Popularity
21 Stars
Updated Last
10 Months Ago
Started In
August 2015

Unroll macro

Might as well take a look at Base.@nexpr, Unrolled.jl and KernalAbstractions.jl.

This package provides the unroll and tuplegen macros. The unroll macro in Julia unrolls simple for-loops. For example, the following code:

@unroll for i = 1 : 2
   x += a[i]
end

will macro-expand as:

x += a[1]
x += a[2]

For this to be possible, the loop bounds must be known at the time of macro-expansion. A common case is that they are literal constant values as in the above example.
The loop bounds may include symbolic constants that are global within the module:

const LOOPBOUND = 2
function myfunct()
   @unroll for i = 1 : LOOPBOUND
      <etc>
   end
end

The unroll macro can be nested.

Finally, the unroll macro will search for conditionals that depend on the loop counter and unroll these as well. For example, the call:

@unroll for i = 1 : 4
   if mod(i,2) == 1
      a += b[i]
   else
      a += 2*b[i]
   end
end

will macro-expand to:

a += b[1]
a += 2*b[2]
a += b[3]
a += 2*b[4]

The tuplegen macro

The tuplegen macro generates fixed-length tuples using comprehension-like syntax. For example:

v = @tuplegen [(i==2)? i * 6 : i for i = 1 : 4]

macro-expands to:

v = (1, 2*6, 3, 4)

and therefore generates the tuple (1,12,3,4).
Without the @tuplegen call, this same statement would generate the array [1,12,3,4]. It is possible to generate tuples from comprehensions via the following standard statement:

v = tuple([(i==2)? i * 6 : i for i = 1 : 4]...)
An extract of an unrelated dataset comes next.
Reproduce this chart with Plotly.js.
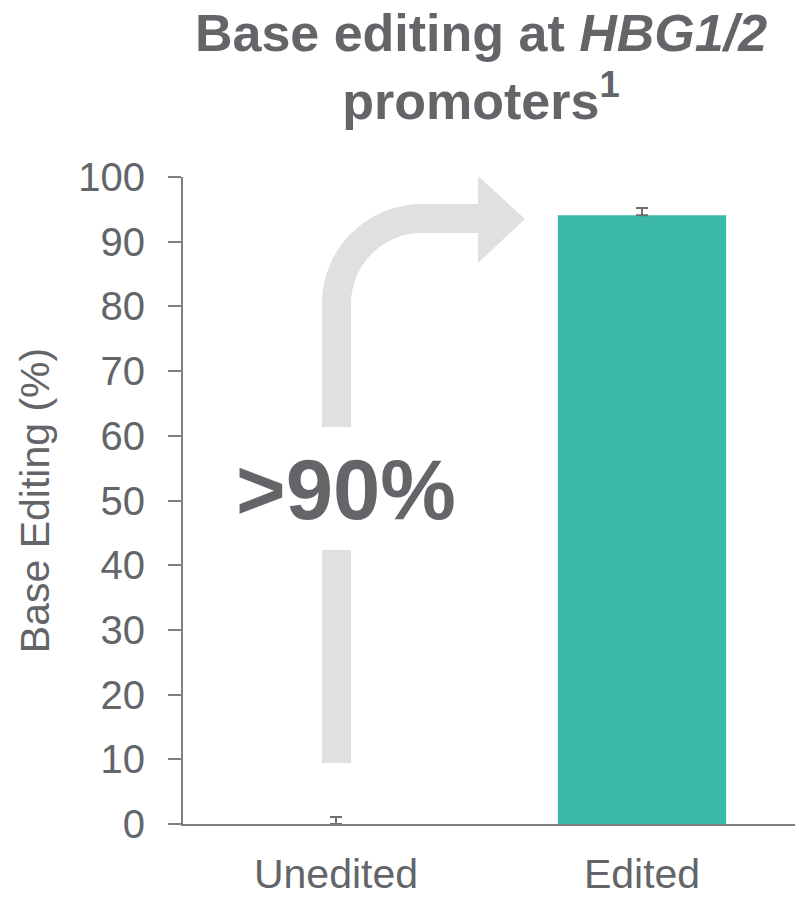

but this statement is less efficient because it creates a heap-allocated array as a temporary.

Here is a more complicated example of @tuplegen. Suppose 2-by-2 matrices are represented as 2-tuples of 2-tuples, e.g., ((1,2),(5,7)) stands for:

  1  2
  5  7

Then 2-by-2 matrix multiplication may be defined by:

mtxmult(a,b) = @tuplegen [@tuplegen [a[i][1]*b[1][j] + a[i][2]*b[2][j] 
                                       for j = 1 : 2]
                           for i = 1 : 2]

This definition generates unrolls into four expressions on the right-hand side and works as expected:

julia> mtxmult(((1,2),(5,7)),((4,1),(2,8)))
((8,17),(34,61))

As with the @unroll macro, the loop bounds for @tuplegen must be known at macro-expansion time. In particular, the following plausible attempt to define a generic function for addition of arbitrary fixed-length tuples (so that (1,7)+(-2,3) yields (-1,10)) does not work::

+{N}(a::NTuple{N}, b::NTuple{N}) = @tuplegen [a[i]+b[i] for i=1:N]

because the type parameter N is not known at the time of macro expansion; instead it is determined later by the dispatch mechanism. If someone knows how to fix this, please create an issue or pull request. (It is possible to write generic addition for tuples via the more complicated generated-function mechanism.)

Cautionary notes

  • The loop index must be a simple variable (e.g., the loop cannot be of the form for (k,v) in mydict or something similar).
  • The loop index is matched symbolically by the macro. This means that the same symbol may not be used in the loop body with a different meaning (e.g., qualified by a different module name).
  • If the loop index is somehow concealed inside the loop body, say with an eval/parse statement, then the macro will fail.
  • The macro calls eval to obtain the loop bounds and also to check whether if conditions are satisfied. This means that the loop should not include statements with side effects (like print) in either the loop bounds or in conditionals, since these statements may get unexpectedly executed during the macro expansion phase.